The exercise — Below are records; please write out exactly the lines from the first line through the line containing "12000, 14000, 16000, 18000, 20000, 22000, 25000]", with no pictures.

Records shown —
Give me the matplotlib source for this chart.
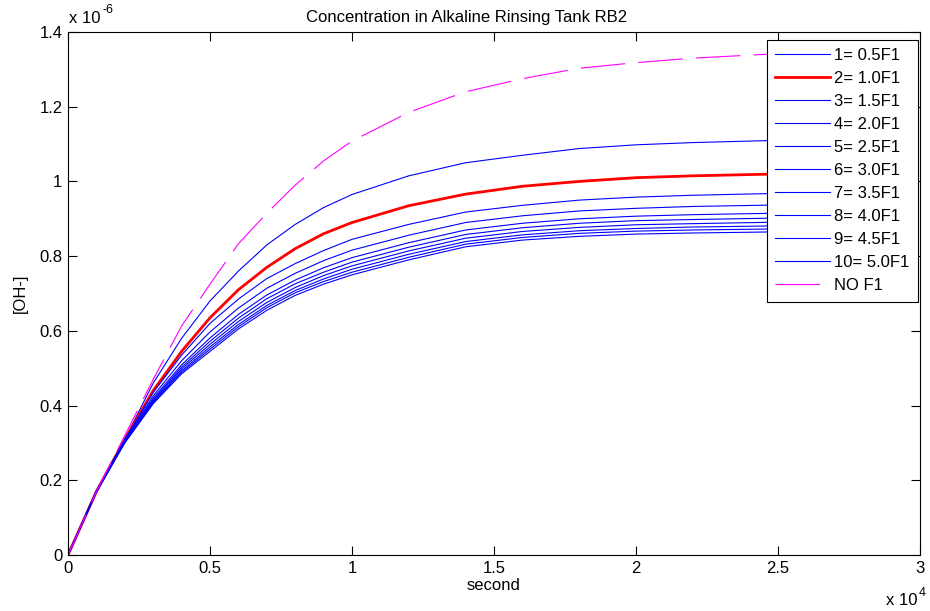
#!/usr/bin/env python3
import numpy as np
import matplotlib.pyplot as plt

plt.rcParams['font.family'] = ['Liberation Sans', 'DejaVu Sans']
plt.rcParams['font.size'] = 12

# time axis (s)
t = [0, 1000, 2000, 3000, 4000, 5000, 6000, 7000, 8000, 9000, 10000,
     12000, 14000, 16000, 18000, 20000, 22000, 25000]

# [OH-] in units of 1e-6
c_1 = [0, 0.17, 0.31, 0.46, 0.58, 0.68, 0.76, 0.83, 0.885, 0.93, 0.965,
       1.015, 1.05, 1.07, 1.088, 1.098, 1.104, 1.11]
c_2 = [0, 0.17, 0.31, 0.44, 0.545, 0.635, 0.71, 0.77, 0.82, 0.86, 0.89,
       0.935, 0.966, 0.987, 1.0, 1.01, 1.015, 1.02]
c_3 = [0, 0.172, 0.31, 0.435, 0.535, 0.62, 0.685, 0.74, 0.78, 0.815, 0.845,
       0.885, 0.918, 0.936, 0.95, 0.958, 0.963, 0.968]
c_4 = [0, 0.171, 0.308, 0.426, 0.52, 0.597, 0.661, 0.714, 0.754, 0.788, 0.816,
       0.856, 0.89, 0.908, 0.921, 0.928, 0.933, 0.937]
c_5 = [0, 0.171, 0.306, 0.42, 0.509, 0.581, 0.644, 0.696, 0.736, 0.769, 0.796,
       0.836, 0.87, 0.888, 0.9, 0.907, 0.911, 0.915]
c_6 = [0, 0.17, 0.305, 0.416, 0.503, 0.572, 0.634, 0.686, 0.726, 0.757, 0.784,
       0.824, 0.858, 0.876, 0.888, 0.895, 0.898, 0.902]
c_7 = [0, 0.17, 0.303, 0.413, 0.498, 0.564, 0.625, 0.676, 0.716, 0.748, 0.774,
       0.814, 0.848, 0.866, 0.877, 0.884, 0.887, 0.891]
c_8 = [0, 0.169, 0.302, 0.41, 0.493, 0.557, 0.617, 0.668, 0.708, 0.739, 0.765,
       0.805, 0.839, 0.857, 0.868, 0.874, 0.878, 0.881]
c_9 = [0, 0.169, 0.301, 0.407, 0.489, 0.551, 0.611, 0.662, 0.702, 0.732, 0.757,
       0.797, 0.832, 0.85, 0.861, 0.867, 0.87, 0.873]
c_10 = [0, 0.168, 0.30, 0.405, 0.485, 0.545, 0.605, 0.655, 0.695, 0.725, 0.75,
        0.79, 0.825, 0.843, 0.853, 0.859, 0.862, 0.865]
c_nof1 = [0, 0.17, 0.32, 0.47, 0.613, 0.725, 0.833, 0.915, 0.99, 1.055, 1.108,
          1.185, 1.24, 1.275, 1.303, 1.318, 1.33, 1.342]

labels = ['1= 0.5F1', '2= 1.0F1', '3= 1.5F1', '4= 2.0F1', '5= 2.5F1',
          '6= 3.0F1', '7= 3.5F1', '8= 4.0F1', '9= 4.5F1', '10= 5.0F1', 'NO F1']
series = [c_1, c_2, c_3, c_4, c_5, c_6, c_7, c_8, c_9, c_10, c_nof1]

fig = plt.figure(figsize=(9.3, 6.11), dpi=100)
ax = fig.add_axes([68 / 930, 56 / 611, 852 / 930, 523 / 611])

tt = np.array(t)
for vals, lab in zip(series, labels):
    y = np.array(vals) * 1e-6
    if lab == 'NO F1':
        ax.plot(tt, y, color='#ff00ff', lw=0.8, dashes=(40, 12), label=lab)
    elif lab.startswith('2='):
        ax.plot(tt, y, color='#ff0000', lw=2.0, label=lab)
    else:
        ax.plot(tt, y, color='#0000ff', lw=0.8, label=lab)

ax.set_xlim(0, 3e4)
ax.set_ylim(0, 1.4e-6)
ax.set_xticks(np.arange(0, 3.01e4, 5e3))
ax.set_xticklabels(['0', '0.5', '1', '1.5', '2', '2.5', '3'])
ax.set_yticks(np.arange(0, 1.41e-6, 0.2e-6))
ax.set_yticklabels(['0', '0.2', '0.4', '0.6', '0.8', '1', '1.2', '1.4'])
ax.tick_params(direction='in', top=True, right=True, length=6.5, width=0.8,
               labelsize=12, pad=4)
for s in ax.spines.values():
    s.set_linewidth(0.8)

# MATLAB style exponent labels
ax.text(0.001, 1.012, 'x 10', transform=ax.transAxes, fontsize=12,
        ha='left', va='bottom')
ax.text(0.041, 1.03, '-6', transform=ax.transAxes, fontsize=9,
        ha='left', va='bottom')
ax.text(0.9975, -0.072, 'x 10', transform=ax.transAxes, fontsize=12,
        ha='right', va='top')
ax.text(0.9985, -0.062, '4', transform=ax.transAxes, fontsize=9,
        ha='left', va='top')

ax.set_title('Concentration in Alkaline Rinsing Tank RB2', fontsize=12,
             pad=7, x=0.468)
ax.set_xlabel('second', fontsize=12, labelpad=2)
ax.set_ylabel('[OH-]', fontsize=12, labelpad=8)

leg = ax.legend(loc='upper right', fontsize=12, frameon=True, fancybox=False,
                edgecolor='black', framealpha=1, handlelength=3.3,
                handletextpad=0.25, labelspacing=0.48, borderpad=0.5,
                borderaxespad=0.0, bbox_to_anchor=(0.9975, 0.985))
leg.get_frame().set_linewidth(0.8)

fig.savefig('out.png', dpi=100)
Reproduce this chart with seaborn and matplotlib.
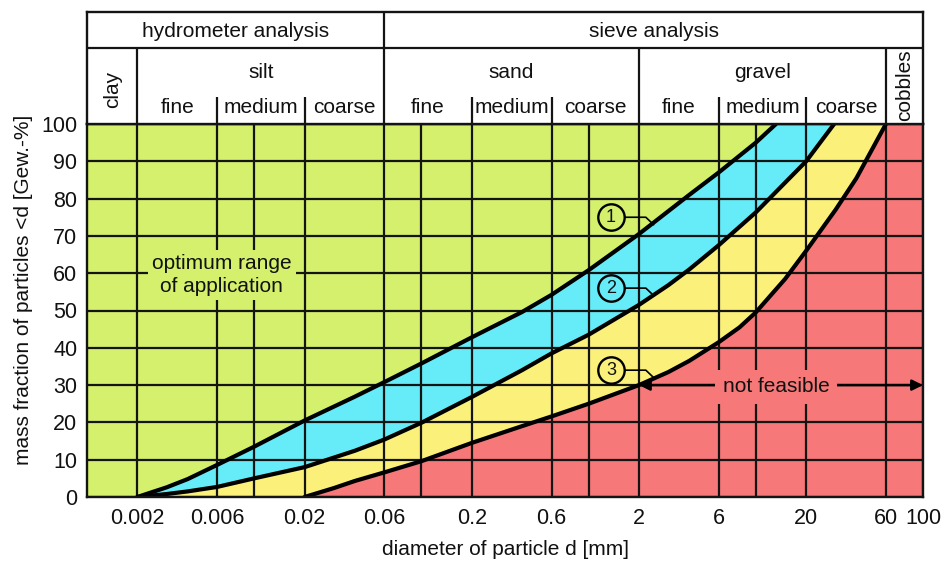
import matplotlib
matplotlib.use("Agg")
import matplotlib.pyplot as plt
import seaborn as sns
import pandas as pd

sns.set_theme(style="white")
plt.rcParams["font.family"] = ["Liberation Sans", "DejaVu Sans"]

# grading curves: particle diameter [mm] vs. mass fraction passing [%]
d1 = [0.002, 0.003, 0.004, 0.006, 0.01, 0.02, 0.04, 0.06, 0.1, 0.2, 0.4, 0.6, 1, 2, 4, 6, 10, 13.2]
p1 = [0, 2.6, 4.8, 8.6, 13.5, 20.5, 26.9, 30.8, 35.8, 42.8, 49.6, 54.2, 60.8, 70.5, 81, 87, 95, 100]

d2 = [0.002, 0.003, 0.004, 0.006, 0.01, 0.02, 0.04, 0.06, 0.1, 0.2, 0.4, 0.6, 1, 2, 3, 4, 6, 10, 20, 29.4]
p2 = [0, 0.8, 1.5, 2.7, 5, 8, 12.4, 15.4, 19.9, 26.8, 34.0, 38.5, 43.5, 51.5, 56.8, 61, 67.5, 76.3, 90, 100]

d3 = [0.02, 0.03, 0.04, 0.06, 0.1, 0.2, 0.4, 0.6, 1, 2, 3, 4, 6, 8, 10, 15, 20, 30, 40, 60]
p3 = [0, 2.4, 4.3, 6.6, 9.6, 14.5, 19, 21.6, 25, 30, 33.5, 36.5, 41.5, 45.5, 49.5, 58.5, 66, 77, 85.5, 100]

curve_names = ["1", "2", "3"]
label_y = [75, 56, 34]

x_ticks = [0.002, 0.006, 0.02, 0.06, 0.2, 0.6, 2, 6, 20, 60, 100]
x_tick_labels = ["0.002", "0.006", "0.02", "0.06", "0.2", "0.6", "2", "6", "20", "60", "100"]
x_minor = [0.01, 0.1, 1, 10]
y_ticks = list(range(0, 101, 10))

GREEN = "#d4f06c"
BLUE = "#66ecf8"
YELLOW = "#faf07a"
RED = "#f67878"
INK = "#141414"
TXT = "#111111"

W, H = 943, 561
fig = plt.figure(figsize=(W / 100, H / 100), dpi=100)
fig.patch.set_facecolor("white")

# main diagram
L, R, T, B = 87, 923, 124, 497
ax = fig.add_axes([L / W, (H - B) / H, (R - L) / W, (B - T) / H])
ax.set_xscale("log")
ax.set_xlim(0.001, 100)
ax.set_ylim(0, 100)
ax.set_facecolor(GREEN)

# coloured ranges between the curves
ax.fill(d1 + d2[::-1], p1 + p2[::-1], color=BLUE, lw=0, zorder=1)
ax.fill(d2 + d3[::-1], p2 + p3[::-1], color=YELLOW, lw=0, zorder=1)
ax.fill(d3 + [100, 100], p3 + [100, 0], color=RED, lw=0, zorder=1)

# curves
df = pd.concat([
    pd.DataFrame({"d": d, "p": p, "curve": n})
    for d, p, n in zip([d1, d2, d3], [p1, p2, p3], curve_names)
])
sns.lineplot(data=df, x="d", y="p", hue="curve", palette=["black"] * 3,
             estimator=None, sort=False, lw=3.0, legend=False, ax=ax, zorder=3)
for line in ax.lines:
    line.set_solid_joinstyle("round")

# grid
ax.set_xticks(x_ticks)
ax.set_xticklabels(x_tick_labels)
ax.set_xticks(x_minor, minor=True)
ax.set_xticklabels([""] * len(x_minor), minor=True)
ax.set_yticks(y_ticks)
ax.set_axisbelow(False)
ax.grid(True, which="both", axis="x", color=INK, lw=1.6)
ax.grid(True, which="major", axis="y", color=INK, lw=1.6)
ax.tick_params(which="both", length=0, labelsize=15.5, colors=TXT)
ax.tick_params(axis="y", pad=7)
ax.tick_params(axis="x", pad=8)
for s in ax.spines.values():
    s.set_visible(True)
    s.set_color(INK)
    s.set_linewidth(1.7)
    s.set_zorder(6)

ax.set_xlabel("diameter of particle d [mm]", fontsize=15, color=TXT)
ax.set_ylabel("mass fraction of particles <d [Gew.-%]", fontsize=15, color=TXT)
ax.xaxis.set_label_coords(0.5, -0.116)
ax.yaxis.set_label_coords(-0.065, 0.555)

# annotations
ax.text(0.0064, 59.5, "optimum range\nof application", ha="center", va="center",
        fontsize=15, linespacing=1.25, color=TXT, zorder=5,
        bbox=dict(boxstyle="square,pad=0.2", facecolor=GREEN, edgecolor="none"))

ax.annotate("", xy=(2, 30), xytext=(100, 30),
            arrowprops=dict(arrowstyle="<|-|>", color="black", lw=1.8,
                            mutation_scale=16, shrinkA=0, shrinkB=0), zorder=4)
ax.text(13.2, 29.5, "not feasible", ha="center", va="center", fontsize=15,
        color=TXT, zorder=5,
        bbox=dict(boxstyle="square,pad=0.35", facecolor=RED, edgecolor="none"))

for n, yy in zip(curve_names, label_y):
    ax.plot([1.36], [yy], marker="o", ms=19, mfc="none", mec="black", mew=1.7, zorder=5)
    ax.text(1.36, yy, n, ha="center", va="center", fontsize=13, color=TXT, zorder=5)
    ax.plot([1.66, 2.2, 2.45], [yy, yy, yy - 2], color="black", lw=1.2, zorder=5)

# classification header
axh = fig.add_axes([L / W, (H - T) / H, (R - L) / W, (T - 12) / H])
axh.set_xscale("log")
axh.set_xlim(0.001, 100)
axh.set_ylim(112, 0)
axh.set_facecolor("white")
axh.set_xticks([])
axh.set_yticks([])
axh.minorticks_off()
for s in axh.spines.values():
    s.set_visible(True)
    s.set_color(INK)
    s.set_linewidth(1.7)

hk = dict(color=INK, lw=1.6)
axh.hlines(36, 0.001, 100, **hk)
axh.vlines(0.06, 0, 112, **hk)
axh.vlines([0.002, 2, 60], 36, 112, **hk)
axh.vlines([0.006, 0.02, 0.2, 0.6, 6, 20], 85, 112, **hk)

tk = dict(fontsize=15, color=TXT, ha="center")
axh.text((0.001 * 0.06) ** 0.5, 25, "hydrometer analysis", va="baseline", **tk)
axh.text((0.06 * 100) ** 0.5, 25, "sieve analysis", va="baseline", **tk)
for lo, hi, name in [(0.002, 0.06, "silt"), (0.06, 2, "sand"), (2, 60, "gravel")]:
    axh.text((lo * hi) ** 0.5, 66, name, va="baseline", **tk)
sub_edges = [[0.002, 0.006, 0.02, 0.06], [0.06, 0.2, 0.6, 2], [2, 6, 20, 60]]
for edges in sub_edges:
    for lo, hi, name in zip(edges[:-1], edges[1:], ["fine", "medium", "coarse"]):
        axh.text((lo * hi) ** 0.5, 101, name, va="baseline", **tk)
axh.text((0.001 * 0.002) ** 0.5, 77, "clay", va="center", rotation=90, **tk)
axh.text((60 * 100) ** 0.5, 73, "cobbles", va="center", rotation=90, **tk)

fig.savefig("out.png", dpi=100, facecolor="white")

Solution —
Give me the matplotlib source for this chart.
#!/usr/bin/env python3
import numpy as np
import matplotlib.pyplot as plt

plt.rcParams['font.family'] = ['Liberation Sans', 'DejaVu Sans']
plt.rcParams['font.size'] = 12

# time axis (s)
t = [0, 1000, 2000, 3000, 4000, 5000, 6000, 7000, 8000, 9000, 10000,
     12000, 14000, 16000, 18000, 20000, 22000, 25000]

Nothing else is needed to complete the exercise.